- _YOUR OBJECTIVE_:
Copy out the listing in full, exactly as written, but not its pictures.

- _SOURCE MATERIAL_:
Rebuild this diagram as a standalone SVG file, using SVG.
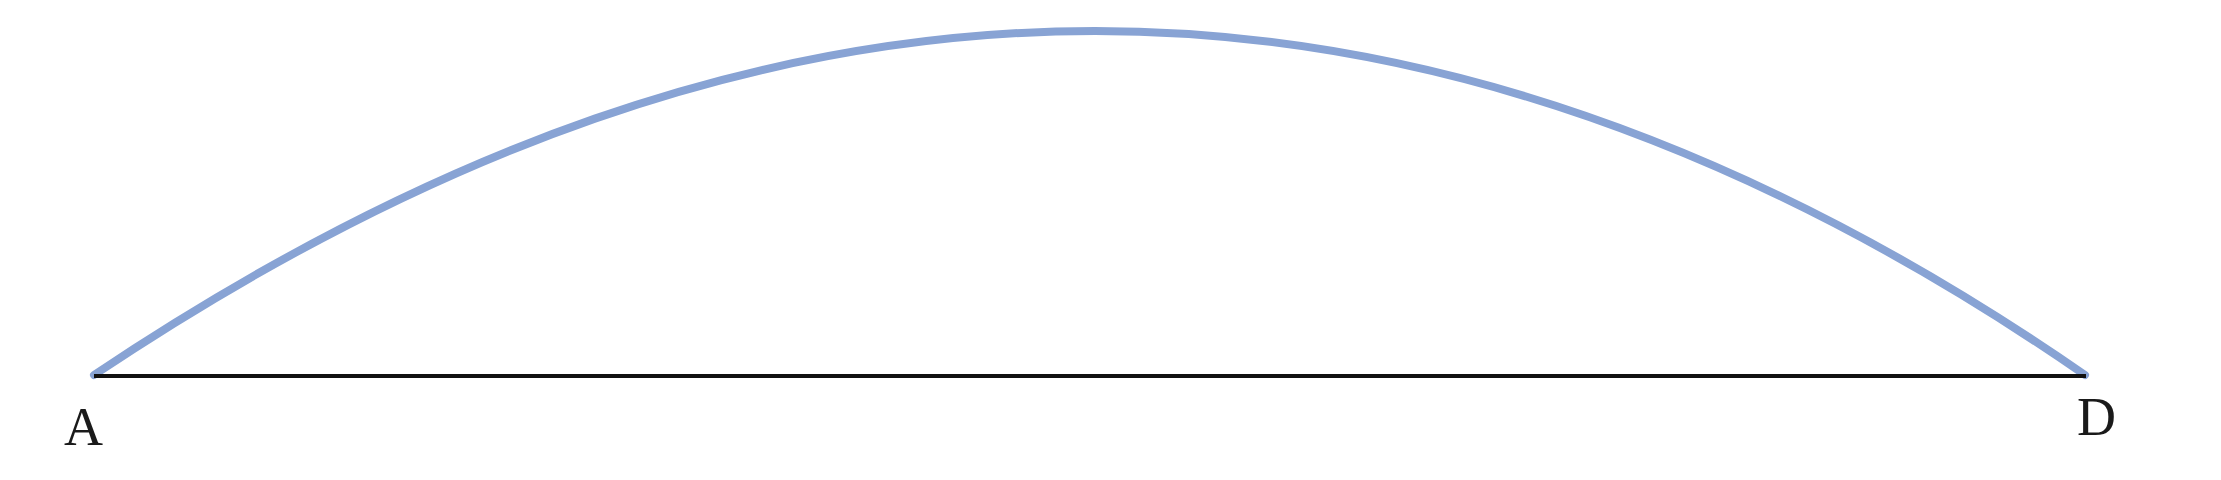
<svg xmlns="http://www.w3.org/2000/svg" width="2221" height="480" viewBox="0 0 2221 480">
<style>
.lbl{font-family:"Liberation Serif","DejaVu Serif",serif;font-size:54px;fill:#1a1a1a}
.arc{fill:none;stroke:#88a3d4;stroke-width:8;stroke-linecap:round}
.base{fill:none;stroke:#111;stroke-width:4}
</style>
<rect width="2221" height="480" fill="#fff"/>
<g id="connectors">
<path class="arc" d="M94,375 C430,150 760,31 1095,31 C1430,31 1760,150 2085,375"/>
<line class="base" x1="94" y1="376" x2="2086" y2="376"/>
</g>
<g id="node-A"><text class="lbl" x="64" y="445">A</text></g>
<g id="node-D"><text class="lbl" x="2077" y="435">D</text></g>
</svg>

- _SOLUTION FOR THIS TASK_:
Rebuild this diagram as a standalone SVG file, using SVG.
<svg xmlns="http://www.w3.org/2000/svg" width="2221" height="480" viewBox="0 0 2221 480">
<style>
.lbl{font-family:"Liberation Serif","DejaVu Serif",serif;font-size:54px;fill:#1a1a1a}
.arc{fill:none;stroke:#88a3d4;stroke-width:8;stroke-linecap:round}
.base{fill:none;stroke:#111;stroke-width:4}
</style>
<rect width="2221" height="480" fill="#fff"/>
<g id="connectors">
<path class="arc" d="M94,375 C430,150 760,31 1095,31 C1430,31 1760,150 2085,375"/>
<line class="base" x1="94" y1="376" x2="2086" y2="376"/>
</g>
<g id="node-A"><text class="lbl" x="64" y="445">A</text></g>
<g id="node-D"><text class="lbl" x="2077" y="435">D</text></g>
</svg>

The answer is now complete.